Reducing Cost of BOE and Extending Field Life with Intelligently Controlled Multilaterals

Mark, Glaser (Halliburton) | Andreas, Grossmann (Halliburton)



While many factors in the reservoir cannot be controlled, there are three controllable factors in field development that make a significant impact. More reservoir contact leads to more oil produced. Controlling sand and water means lower treatment costs, and in-situ reservoir management leads to higher cumulative production. While the underlying technologies have been around for up to 20 years, it is only recently that their synergies and true value are understood. This paper will demonstrate the effect each of these technologies has on increasing overall production rates, improving recovery, and reducing the cost per Barrel of Oil Equivalent (BOE).

The successful implementation of multilaterals in the North Sea will be analyzed. Since 1996, over 300 multilateral junctions have been installed on the Norwegian continental shelf fields with currently approximately 30 junctions completed each year.

Additionally, simulations will be used to demonstrate the incremental improvements in oil recovery that can be obtained by using properly designed advanced completions that include multilaterals, sensors, and passive/active flow control equipment.

The paper will evaluate production performance of a vertical well field development base case against scenarios using horizontal and multilateral wells. It will show how fields can be optimized, leading to increased oil and decreased water production.

Production rates can be significantly improved by combining multilaterals with other advanced completion techniques, such as intelligent completions and inflow control devices. The subject field simulation can be further optimized to manage gas and water production.

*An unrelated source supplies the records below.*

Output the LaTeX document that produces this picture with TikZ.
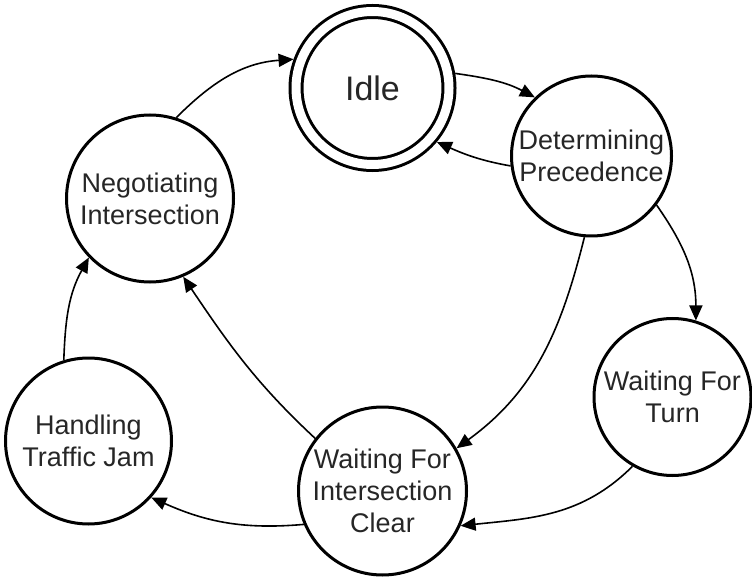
\documentclass[tikz,border=0pt]{standalone}
\usepackage{fontspec}
\setmainfont{Liberation Sans}
\usetikzlibrary{arrows.meta}
\begin{document}
\begin{tikzpicture}[x=1pt,y=1pt,
  state/.style={circle, draw=black, line width=3pt, inner sep=-30pt, align=center,
    text=black!85, font=\fontsize{27}{32}\selectfont},
  edge/.style={line width=1.6pt, -{Triangle[length=15pt,width=13pt]}}]
\useasboundingbox (0,0) rectangle (752,-577);
\node[state, minimum size=153pt, double, double distance=9pt, outer sep=7.5pt,
  font=\fontsize{34}{40}\selectfont] (I) at (372.5,-88) {Idle};
\node[state, minimum size=160pt] (D) at (591.5,-156) {Determining\\Precedence};
\node[state, minimum size=167pt] (N) at (150,-198.5) {Negotiating\\Intersection};
\node[state, minimum size=166pt] (H) at (88.5,-441) {Handling\\Traffic Jam};
\node[state, minimum size=168pt] (C) at (382.5,-491) {Waiting For\\Intersection\\Clear};
\node[state, minimum size=157pt] (T) at (672.5,-397) {Waiting For\\Turn};
\draw[edge] (N.72) to[out=45,in=184] (I.160.6);
\draw[edge] (I.10) to[out=-8,in=152] (D.134.8);
\draw[edge] (D.187.7) to[out=170,in=-24] (I.-40.7);
\draw[edge] (D.-37.5) to[out=-55,in=90] (T.73.4);
\draw[edge] (D.265.6) to[out=-104,in=36] (C.30.7);
\draw[edge] (T.240.3) to[out=-135,in=6] (C.-24.1);
\draw[edge] (C.203.2) to[out=185,in=-24] (H.-42.9);
\draw[edge] (C.142.5) to[out=137,in=-56] (N.-67.9);
\draw[edge] (H.107.9) to[out=88,in=241] (N.224.8);
\end{tikzpicture}
\end{document}
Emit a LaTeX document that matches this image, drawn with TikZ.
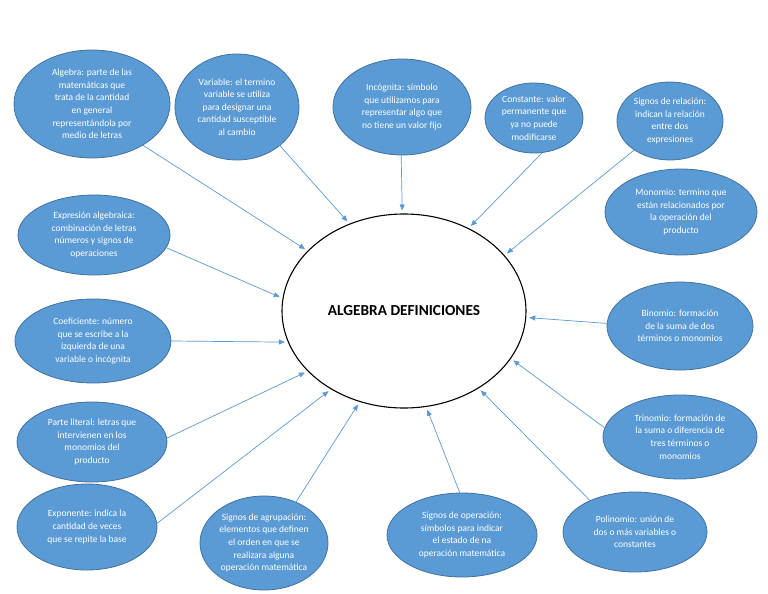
\documentclass[tikz,border=0pt]{standalone}
\usepackage{fontspec}
\setmainfont{Carlito}
\usetikzlibrary{shapes.geometric,arrows.meta}
\definecolor{ofblue}{HTML}{5B9BD5}
\definecolor{ofedge}{HTML}{41719C}
\definecolor{linkblue}{HTML}{5B9BD5}
\begin{document}
\begin{tikzpicture}[x=1pt,y=-1pt,
  bub/.style={ellipse,fill=ofblue,draw=ofedge,line width=0.8pt,inner sep=0pt,
    text=white,align=center,font=\fontsize{9.5}{12.6}\selectfont},
  con/.style={draw=linkblue,line width=0.7pt,-{Triangle[length=6pt,width=5pt]},shorten >=3pt}]
\useasboundingbox (0,0) rectangle (768,594);
\fill[white] (0,0) rectangle (768,594);

\node[ellipse,draw=black,line width=1.1pt,fill=white,minimum width=244,minimum height=194,
  font=\bfseries\fontsize{15.3}{17}\selectfont] (main) at (404,311) {ALGEBRA DEFINICIONES};

\node[bub,minimum width=156,minimum height=108] (alg) at (92,104)
  {Algebra: parte de las\\matemáticas que\\trata de la cantidad\\en general\\representándola por\\medio de letras};
\node[bub,minimum width=124,minimum height=106] (var) at (237,107)
  {Variable: el termino\\variable se utiliza\\para designar una\\cantidad susceptible\\al cambio};
\node[bub,minimum width=138,minimum height=96] (inc) at (402,107)
  {Incógnita: símbolo\\que utilizamos para\\representar algo que\\no tiene un valor fijo};
\node[bub,minimum width=98,minimum height=70] (cons) at (534,118)
  {Constante: valor\\permanente que\\ya no puede\\modificarse};
\node[bub,minimum width=106,minimum height=78] (rel) at (670,121)
  {Signos de relación:\\indican la relación\\entre dos\\expresiones};
\node[bub,minimum width=152,minimum height=86] (mono) at (681,212)
  {Monomio: termino que\\están relacionados por\\la operación del\\producto};
\node[bub,minimum width=152,minimum height=80] (exp) at (94,235)
  {Expresión algebraica:\\combinación de letras\\números y signos de\\operaciones};
\node[bub,minimum width=156,minimum height=84] (coef) at (93,341)
  {Coeficiente: número\\que se escribe a la\\izquierda de una\\variable o incógnita};
\node[bub,minimum width=146,minimum height=88] (bin) at (680,326)
  {Binomio: formación\\de la suma de dos\\términos o monomios};
\node[bub,minimum width=150,minimum height=80] (lit) at (92,442)
  {Parte literal: letras que\\intervienen en los\\monomios del\\producto};
\node[bub,minimum width=154,minimum height=84] (tri) at (680,437)
  {Trinomio: formación de\\la suma o diferencia de\\tres términos o\\monomios};
\node[bub,minimum width=140,minimum height=86] (expo) at (87,527)
  {Exponente: indica la\\cantidad de veces\\que se repite la base};
\node[bub,minimum width=128,minimum height=94] (agr) at (264,543)
  {Signos de agrupación:\\elementos que definen\\el orden en que se\\realizara alguna\\operación matemática};
\node[bub,minimum width=150,minimum height=84] (ope) at (462,535)
  {Signos de operación:\\símbolos para indicar\\el estado de na\\operación matemática};
\node[bub,minimum width=144,minimum height=80] (pol) at (635,532)
  {Polinomio: unión de\\dos o más variables o\\constantes};

\draw[con] (alg.-39) -- (main.148);
\draw[con,shorten <=-6pt] (var.-42) -- (main.122);
\draw[con] (inc.-91) -- (main.91);
\draw[con] (cons.-77) -- (main.52);
\draw[con] (rel.-141) -- (main.29);
\draw[con] (exp.-10) -- (main.174);
\draw[con] (coef.0) -- (main.-165);
\draw[con] (lit.3) -- (main.-148);
\draw[con] (expo.3) -- (main.-133);
\draw[con,shorten <=-8pt] (agr.52) -- (main.-116);
\draw[con] (ope.93) -- (main.-77);
\draw[con] (pol.145) -- (main.-46);
\draw[con] (tri.173) -- (main.-24);
\draw[con] (bin.178) -- (main.-3);
\end{tikzpicture}
\end{document}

With a tailored multilateral field design, combined with properly designed advanced completions systems, the simulation succeeds in terms of achieving maximum contact with the oil reservoir and meeting improved ultimate recovery objectives.

It can be concluded that as reservoir contact is increased, a reduced decline in production rate is observed leading to both a higher Estimated Ultimate Recovery (EUR) and optimized drawdown profile distributions. Additionally, results will be presented that have considered oil production and a method to lower production of unwanted fluids or gas.

This paper also demonstrates the value of field development design from the perspective of reservoir simulation. It is through reservoir insight that a level of understanding is created that can help define the optimum well and completion design to meet field expectations.

Advanced multilaterals continue to grow in popularity with many operators, and it therefore becomes important to evaluate the value of different field development methods. This knowledge can aid operators in unlocking new reservoir targets and optimizing field development, and ultimately will improve recovery factors and overall field economics.